Democratic senators said Wednesday they would vote for a U.S.-Russian arms treaty despite misgivings that it does little to make Americans more secure.

They said the treaty will not reduce the nuclear threat because it calls for weapons only to be removed from service, not destroyed. They said it lacks verification procedures and makes it too easy for either side to withdraw.

The Bush administration and Senate Republicans have hailed the Moscow Treaty as an arms control milestone and a sign of the new, improved relations with Russia. The treaty calls for the United States and Russia to cut their strategic, or long-range, nuclear arsenals by two-thirds, to 1,700 to 2,200 deployed warheads, by 2012. It was signed by President Bush and Russian President Vladimir Putin last May during Bush's trip to Russia.

Ratification of the treaty has been a top priority for Russia before a Bush-Putin summit this May. It comes as the United States is pressing Russia not to use its U.N. Security Council veto to block a resolution authorizing a war against Iraq.

"To reject this treaty in my view would in my opinion harm our national interest," said Sen. Joseph Biden of Delaware, the top Democrat on the Senate Foreign Relations Committee. He said the treaty was "better than nothing."

Democratic support is essential for treaty ratification, which requires a two-thirds vote. Democrats have almost half the seats in the Senate.

The committee chairman, Sen. Richard Lugar, R-Ind., said the treaty "is not without blemishes." But he described it as "an important step to a safer world."

At just three pages, the treaty is a stark contrast to the thousands of painstakingly detailed pages that marked Cold-War era arms reduction treaties.

Lugar said the Americans and Russians could have spent years negotiating a more thorough agreement, but "both sides wanted to move quickly to capitalize on the opportunity to sharply reduce strategic weaponry."

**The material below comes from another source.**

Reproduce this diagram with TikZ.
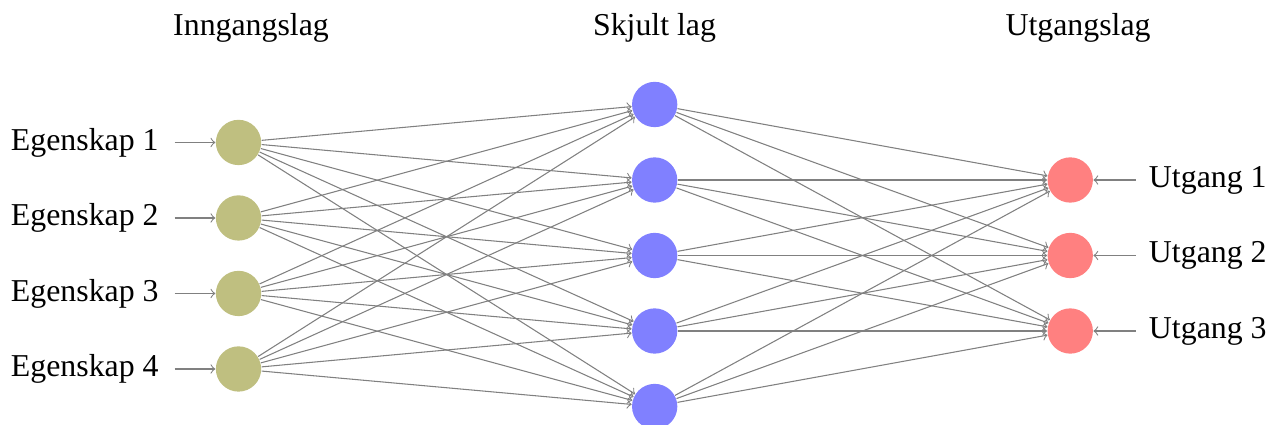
\documentclass[tikz,border=0pt]{standalone}
\usepackage{fontspec}
\setmainfont{Liberation Serif}
\usetikzlibrary{positioning}
\definecolor{inFill}{HTML}{BFBF80}
\definecolor{hidFill}{HTML}{8080FF}
\definecolor{outFill}{HTML}{FF8080}
\definecolor{edgegray}{HTML}{808080}
\tikzset{
  font=\fontsize{12}{14}\selectfont,
  neuron/.style={circle, minimum size=0.6cm, inner sep=0pt},
  inneuron/.style={neuron, fill=inFill},
  hidneuron/.style={neuron, fill=hidFill},
  outneuron/.style={neuron, fill=outFill},
  synapse/.style={->, draw=edgegray, line width=0.4pt},
  feed/.style={->, draw=edgegray, line width=0.4pt},
  featlabel/.style={inner xsep=5.8pt},
  reslabel/.style={inner xsep=4.8pt},
  layertitle/.style={text=black},
}

\begin{document}
\begin{tikzpicture}
  \useasboundingbox (0,0) rectangle (16.781,-5.629);

  % --- layer titles ---
  \node[layertitle] (t-in)  at (3.325, -0.37)  {Inngangslag};
  \node[layertitle] (t-hid) at (8.669, -0.37)  {Skjult lag};
  \node[layertitle] (t-out) at (14.278, -0.37) {Utgangslag};

  % --- input layer ---
  \node[inneuron] (in-1) at (3.159, -1.887) {};
  \node[inneuron] (in-2) at (3.159, -2.887) {};
  \node[inneuron] (in-3) at (3.159, -3.887) {};
  \node[inneuron] (in-4) at (3.159, -4.887) {};

  % --- hidden layer ---
  \node[hidneuron] (hid-1) at (8.671, -1.384) {};
  \node[hidneuron] (hid-2) at (8.671, -2.384) {};
  \node[hidneuron] (hid-3) at (8.671, -3.384) {};
  \node[hidneuron] (hid-4) at (8.671, -4.384) {};
  \node[hidneuron] (hid-5) at (8.671, -5.384) {};

  % --- output layer ---
  \node[outneuron] (out-1) at (14.175, -2.384) {};
  \node[outneuron] (out-2) at (14.175, -3.384) {};
  \node[outneuron] (out-3) at (14.175, -4.384) {};

  % --- feature labels (left) and output labels (right) ---
  \foreach \i in {1,...,4} {
    \node[featlabel, left=0.54cm of in-\i] (feat-\i) {Egenskap \i};
    \draw[feed] (feat-\i) -- (in-\i);
  }
  \foreach \k in {1,...,3} {
    \node[reslabel, right=0.56cm of out-\k] (res-\k) {Utgang \k};
    \draw[feed] (res-\k) -- (out-\k);
  }

  % --- connections ---
  \foreach \i in {1,...,4}
    \foreach \j in {1,...,5}
      \draw[synapse] (in-\i) -- (hid-\j);
  \foreach \j in {1,...,5}
    \foreach \k in {1,...,3}
      \draw[synapse] (hid-\j) -- (out-\k);
\end{tikzpicture}
\end{document}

"In my opinion, President Bush was right to conclude the treaty quickly in this form, rather than enter into a lengthy and uncertain negotiation process," he said.

But Lugar said the treaty is insufficient without a strengthening of the U.S.-funded program he co-founded in 1991 to help former Soviet republics dismantle their weapons.

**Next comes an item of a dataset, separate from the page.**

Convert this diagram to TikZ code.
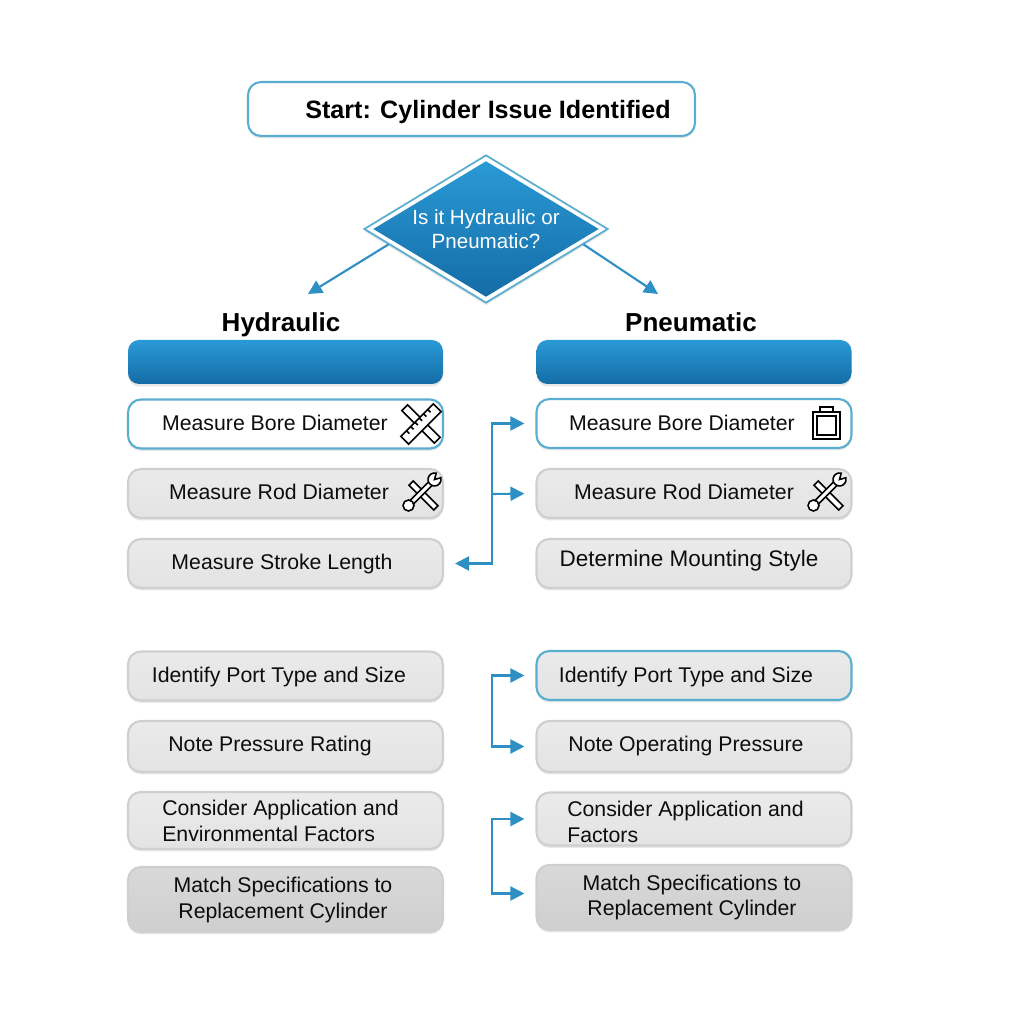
\documentclass[tikz,border=0pt]{standalone}
\usepackage{fontspec}
\setmainfont{Liberation Sans}
\usetikzlibrary{shapes.geometric,arrows.meta,shadows}
\definecolor{flowblue}{HTML}{2E8FC4}
\definecolor{edgeblue}{HTML}{5AAECF}
\definecolor{edgegrey}{HTML}{CFCFCF}
\definecolor{headtop}{HTML}{2A9AD6}
\definecolor{headmid}{HTML}{258FCB}
\definecolor{headlow}{HTML}{146CA6}
\tikzset{
    softshadow/.style={drop shadow={shadow xshift=0cm,shadow yshift=-0.025cm,opacity=.09,fill=black}},
    whitebox/.style={draw=edgeblue,line width=0.6pt,rounded corners=1.3mm,fill=white,minimum width=3.15cm,minimum height=0.49cm,softshadow},
    greybox/.style={draw=edgegrey,line width=0.6pt,rounded corners=1.3mm,top color=black!8,bottom color=black!11,minimum width=3.15cm,minimum height=0.49cm,softshadow},
    darkbox/.style={greybox,top color=black!15,bottom color=black!19,minimum height=0.65cm},
    headbox/.style={rounded corners=1.1mm,top color=headtop,bottom color=headlow,minimum width=3.15cm,minimum height=0.44cm,softshadow},
    boxtext/.style={font=\fontsize{6.05}{7.2}\selectfont,text=black!95,align=center,inner sep=0pt},
    sidetext/.style={boxtext,align=left},
    coltitle/.style={font=\fontsize{7.4}{9}\bfseries\selectfont,inner sep=0pt,text height=2mm,text depth=0.6mm},
    flow/.style={draw=flowblue,line width=0.6pt,-{Triangle[length=1.4mm,width=1.4mm]}},
    twoflow/.style={draw=flowblue,line width=0.6pt,{Triangle[length=1.4mm,width=1.4mm]}-{Triangle[length=1.4mm,width=1.4mm]},shorten <=0.11cm,shorten >=0.11cm},
    ruler/.pic={
        \begin{scope}[line width=0.45pt,rotate=45]
            \draw[fill=white] (-0.04,-0.23) rectangle (0.04,0.23);
        \end{scope}
        \begin{scope}[line width=0.45pt,rotate=-45]
            \draw[fill=white] (-0.055,-0.23) rectangle (0.055,0.23);
            \foreach \t in {-0.15,-0.09,-0.03,0.03,0.09,0.15} \draw (-0.055,\t) -- (-0.015,\t);
        \end{scope}
    },
    wrench/.pic={
        \begin{scope}[line width=0.45pt]
            \draw[fill=white,rotate=45] (-0.03,-0.21) rectangle (0.03,0.14);
            \draw[fill=white,rotate=-45] (-0.025,-0.2) rectangle (0.025,0.2);
            \draw[fill=white] (-0.125,-0.125) circle (0.055);
            \draw[fill=white] (0.152,0.198) arc (75:375:0.065) -- (0.135,0.135) -- cycle;
        \end{scope}
    }
}
\begin{document}
\begin{tikzpicture}
    \useasboundingbox (0,0) rectangle (10.24,10.24);
    % start and question
    \node[whitebox,minimum width=4.47cm,minimum height=0.54cm] (start) at (4.715,9.15) {};
    \node[coltitle,font=\fontsize{7.15}{9}\bfseries\selectfont] (startt) at (4.88,9.12) {Start: Cylinder Issue Identified};
    \node[diamond,draw=edgeblue,fill=white,line width=0.5pt,minimum width=2.44cm,minimum height=1.48cm,inner sep=0pt,softshadow] (decide) at (4.86,7.95) {};
    \node[diamond,top color=headtop,middle color=headmid,bottom color=headlow,minimum width=2.26cm,minimum height=1.36cm,inner sep=0pt] (decidein) at (4.86,7.95) {};
    \node[boxtext,text=white,font=\fontsize{5.85}{6.7}\selectfont] (decidet) at (4.86,7.95) {Is it Hydraulic or\\Pneumatic?};
    \coordinate (hydend) at (3.08,7.30);
    \coordinate (pneend) at (6.58,7.30);
    \draw[flow] (decide.189) -- (hydend);
    \draw[flow] (decide.351) -- (pneend);
    % column heads
    \node[coltitle] (hyd) at (2.81,6.99) {Hydraulic};
    \node[coltitle] (pne) at (6.91,6.99) {Pneumatic};
    \node[headbox] (hhead) at (2.855,6.62) {};
    \node[headbox] (phead) at (6.94,6.62) {};
    % hydraulic side
    \node[whitebox] (hbore) at (2.855,6.00) {};
    \node[boxtext] at (2.75,6.01) {Measure Bore Diameter};
    \pic at (4.21,6.00) {ruler};
    \node[greybox] (hrod) at (2.855,5.305) {};
    \node[boxtext] at (2.79,5.32) {Measure Rod Diameter};
    \pic at (4.21,5.31) {wrench};
    \node[greybox] (hstroke) at (2.855,4.605) {};
    \node[boxtext] at (2.82,4.60) {Measure Stroke Length};
    \node[greybox] (hport) at (2.855,3.48) {};
    \node[boxtext] at (2.79,3.47) {Identify Port Type and Size};
    \node[greybox,minimum height=0.51cm] (hpress) at (2.855,2.775) {};
    \node[boxtext] at (2.70,2.78) {Note Pressure Rating};
    \node[greybox,minimum height=0.57cm] (hcons) at (2.855,2.035) {};
    \node[sidetext] at (2.805,2.03) {Consider Application and\\Environmental Factors};
    \node[darkbox] (hmatch) at (2.855,1.245) {};
    \node[boxtext] at (2.83,1.24) {Match Specifications to\\Replacement Cylinder};
    % pneumatic side
    \node[whitebox] (rbore) at (6.94,6.005) {};
    \node[boxtext] at (6.82,6.01) {Measure Bore Diameter};
    \draw[line width=0.5pt] (8.13,5.85) rectangle (8.40,6.12) (8.17,5.89) rectangle (8.36,6.08) (8.20,6.12) -- (8.20,6.17) -- (8.33,6.17) -- (8.33,6.12);
    \node[greybox] (rrod) at (6.94,5.305) {};
    \node[boxtext] at (6.84,5.32) {Measure Rod Diameter};
    \pic at (8.26,5.31) {wrench};
    \node[greybox] (rmount) at (6.94,4.605) {};
    \node[boxtext,font=\fontsize{6.4}{7.2}\selectfont] at (6.89,4.63) {Determine Mounting Style};
    \node[whitebox,top color=black!8,bottom color=black!11] (rport) at (6.94,3.485) {};
    \node[boxtext] at (6.86,3.47) {Identify Port Type and Size};
    \node[greybox,minimum height=0.51cm] (rpress) at (6.94,2.775) {};
    \node[boxtext] at (6.86,2.78) {Note Operating Pressure};
    \node[greybox,minimum height=0.53cm] (rcons) at (6.94,2.05) {};
    \node[sidetext] at (6.855,2.02) {Consider Application and\\Factors};
    \node[darkbox] (rmatch) at (6.94,1.265) {};
    \node[boxtext] at (6.92,1.265) {Match Specifications to\\Replacement Cylinder};
    % connectors
    \coordinate (upper) at (4.92,5.30);
    \coordinate (portfork) at (4.92,3.13);
    \coordinate (consfork) at (4.92,1.67);
    \draw[flow,shorten >=0.11cm] (upper) |- (rbore.west);
    \draw[flow,shorten >=0.11cm] (upper) -- (rrod.west);
    \draw[flow,shorten >=0.11cm] (upper) |- (hstroke.east);
    \draw[twoflow] (rport.west) -| (portfork) |- (rpress.west);
    \draw[twoflow] (rcons.west) -| (consfork) |- ([yshift=0.04cm]rmatch.west);
\end{tikzpicture}
\end{document}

Biden said without additional measures, the Moscow Treaty will not prevent nuclear weapons from falling in the hands of U.S. enemies because the arms will not be destroyed.

"You can stockpile them, you can put them in a warehouse," he said. "You can pile them up in a barn for ready reload. You can take them back down. You don't have to destroy them."

Sen. James Jeffords, I-Vt., said the treaty was a "tragic, tragic waste of opportunity" because of its limitations.

"The shame of the Moscow Treaty is not in what it does, but in what it does not do," he said.

The Russian state Duma is expected to ratify the treaty within weeks.

In Moscow, Deputy Foreign Minister Georgy Mamedov said he and U.S. Ambassador Alexander Vershbow had discussed trying to coordinate ratification.